Yesterday, within an hour of his scheduled execution, Hank Skinner request to the United States Supreme Court was granted, and the High Court stayed his execution by the State of Texas via lethal injection. We posted on Mr. Skinner’s case earlier this week: he continues to proclaim his innocence – has never veered from this – and a significant amount of DNA evidence has never been tested.
It seems that the defense never did the DNA testing on knives and other items during the trial, and while the items still set there, no one has ever checked to see if Texas got the right man.

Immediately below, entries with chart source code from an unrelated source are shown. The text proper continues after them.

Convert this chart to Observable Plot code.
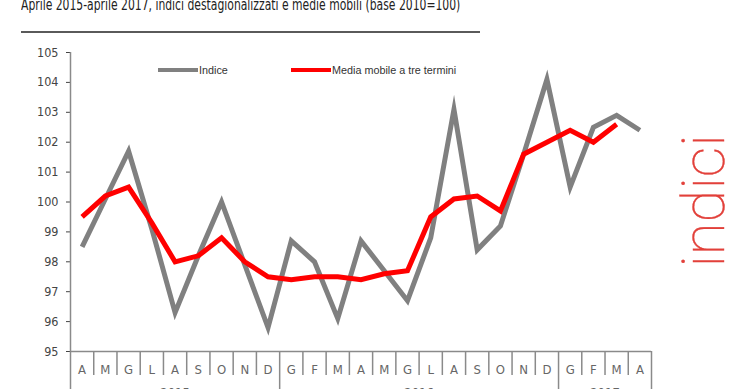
<!DOCTYPE html>
<html><head><meta charset="utf-8">
<script src="https://cdn.jsdelivr.net/npm/d3@7"></script>
<script src="https://cdn.jsdelivr.net/npm/@observablehq/plot@0.6"></script>
<style>
html,body{margin:0;padding:0;background:#fff}
body{width:740px;height:389px;overflow:hidden;position:relative;font-family:"Liberation Sans Narrow","DejaVu Sans Condensed","Liberation Sans",Arial,sans-serif}
#title{position:absolute;left:21px;top:-5px;font-size:16px;color:#222;white-space:nowrap;z-index:2;transform:scaleX(0.75);transform-origin:0 0}
#rule{position:absolute;left:21px;top:31px;width:459px;height:2px;background:#5a5a5a;z-index:2}
#chart{position:absolute;left:0;top:0}
.leg{position:absolute;top:64px;font-family:"Liberation Sans",Arial,sans-serif;font-size:10.8px;color:#333;display:flex;align-items:center;white-space:nowrap;z-index:2}
.leg span.sw{display:inline-block;width:40px;height:4px;margin-right:1px}
#indici{position:absolute;left:703px;top:201px;transform:translate(-50%,-50%) rotate(-90deg);font-family:Roboto,Lato,"Open Sans",sans-serif;font-weight:100;font-size:60px;color:#e2403a;white-space:nowrap;z-index:2;-webkit-text-stroke:0.4px #e2403a}
</style>
</head><body>
<div id="title">Aprile 2015-aprile 2017, indici destagionalizzati e medie mobili (base 2010=100)</div>
<div id="rule"></div>
<div class="leg" style="left:158px"><span class="sw" style="background:#808080"></span>Indice</div>
<div class="leg" style="left:291px"><span class="sw" style="background:#ff0000"></span>Media mobile a tre termini</div>
<div id="indici">indici</div>
<div id="chart"></div>
<script>
const months = ["A","M","G","L","A","S","O","N","D","G","F","M","A","M","G","L","A","S","O","N","D","G","F","M","A"];
const indice = [98.5,100.1,101.7,99.1,96.3,98.2,100.0,97.9,95.8,98.7,98.0,96.1,98.7,97.7,96.7,98.8,103.1,98.4,99.2,101.6,104.1,100.5,102.5,102.9,102.4];
const media = [99.5,100.2,100.5,99.3,98.0,98.2,98.8,98.0,97.5,97.4,97.5,97.5,97.4,97.6,97.7,99.5,100.1,100.2,99.7,101.6,102.0,102.4,102.0,102.6,null];
const years = ["2015","2016","2017"];
const yearStart = [0,9,21];
const yearEnd = [8,20,24];
const yTicks = [95,96,97,98,99,100,101,102,103,104,105];

const monthSeps = d3.range(months.length + 1).map(i => i - 0.5).filter(v => !yearStart.includes(v + 0.5) && v !== months.length - 0.5);
const yearSeps = yearStart.map(s => s - 0.5).concat([months.length - 0.5]);
const yearMid = years.map((y,i) => (yearStart[i] + yearEnd[i]) / 2);

const fontNarrow = `"Liberation Sans Narrow","DejaVu Sans Condensed","Liberation Sans",Arial,sans-serif`;

const chart = Plot.plot({
  width: 740,
  height: 389,
  marginTop: 52,
  marginBottom: 38,
  marginLeft: 70,
  marginRight: 89,
  style: {fontFamily: fontNarrow, fontSize: "12.5px", color: "#444", background: "transparent", overflow: "visible"},
  x: {domain: [-0.5, months.length - 0.5], axis: null},
  y: {domain: [95, 105], ticks: yTicks, tickSize: 4, tickPadding: 8, label: null, tickFormat: d => d},
  marks: [
    Plot.ruleX(monthSeps, {x: d => d, insetTop: 299, insetBottom: -24, stroke: "#8a8a8a", strokeWidth: 1.5}),
    Plot.ruleX(yearSeps.slice(1), {x: d => d, insetTop: 299, insetBottom: -40, stroke: "#8a8a8a", strokeWidth: 1.5}),
    Plot.ruleX([yearSeps[0]], {x: d => d, insetBottom: -40, stroke: "#8a8a8a", strokeWidth: 1.5}),
    Plot.ruleY([95], {stroke: "#8a8a8a", strokeWidth: 1.5}),
    Plot.text(months, {x: (d,i) => i, text: d => d, frameAnchor: "bottom", dy: 18, lineAnchor: "middle", fill: "#666", fontSize: 13}),
    Plot.text(years, {x: (d,i) => yearMid[i], text: d => d, frameAnchor: "bottom", dy: 41, lineAnchor: "middle", fill: "#666", fontSize: 13}),
    Plot.line(indice, {x: (d,i) => i, y: d => d, stroke: "#808080", strokeWidth: 5, strokeLinejoin: "miter", strokeMiterlimit: 10, strokeLinecap: "butt"}),
    Plot.line(media, {x: (d,i) => i, y: d => d, stroke: "#ff0000", strokeWidth: 5, strokeLinejoin: "miter", strokeMiterlimit: 10, strokeLinecap: "butt"})
  ]
});
document.getElementById("chart").appendChild(chart);
</script>
</body></html>
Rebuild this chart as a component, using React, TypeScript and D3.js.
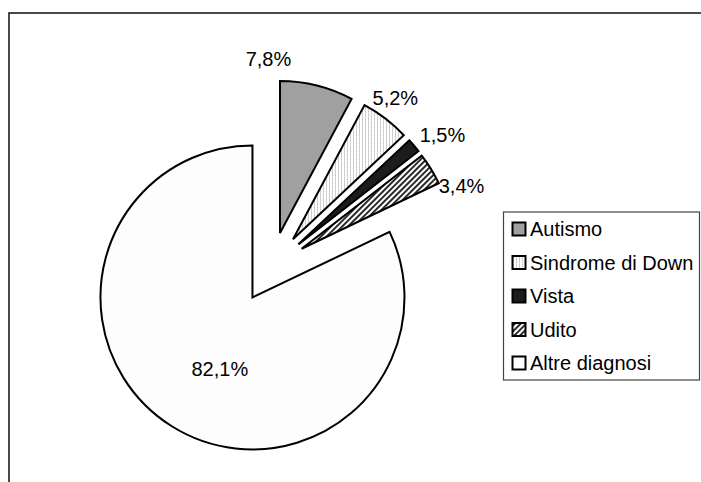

Now, it’s possible that once DNA testing is done, the State of Texas will have to recognize that it has tried, convicted, and almost killed an innocent man for the murder of his ex-girlfriend and her two adult sons.
The case, 09-9000, will be decided by SCOTUS within the next thirty days.
And on the same day, the U.S. Supreme Court heard oral argument in the case of Magwood v. Peterson (09-158), where Justice John Paul Stevens pointed to the Elephant in the Room — whether or not Magwood is not eligible for the death penalty was never determined in the case, and the State is now wanting to execute him because the defense didn’t prove up the ineligibility in proper procedural time.
Billy Joe Magwood was tried and convicted for the1979 killing of an Alabama sheriff, and he was sentenced to death in 1981. However, under Alabama law, capital punishment is only available when certain aggravating factors exist – and Magwood’s never fit into these categories.
Since his case never met the statutory standards, it’s being argued to the High Court that he shouldn’t be killed by the state. The state attorney, of course, argues that Magwood’s argument is barred. Waived. Adjudicated. Whatever.
Mr. Skinner and Mr. Magwood sit on Death Row. The States of Texas and Alabama, respectively, want to kill them. Skinner may be innocent. INNOCENT. Magwood should NEVER have been sentenced to death for his crime, under the very same state’s law that now seeks to kill him.
In both cases, different defense efforts might have kept these cases from ever being before the High Court, but they didn’t happen. These are two ineffective assistance of counsel cases.
Now, we watch and learn: how much is procedure to be valued — the "finality of the process" — over the live of an individual???
The U.S. Supreme Court is about to tell us. Watch and learn.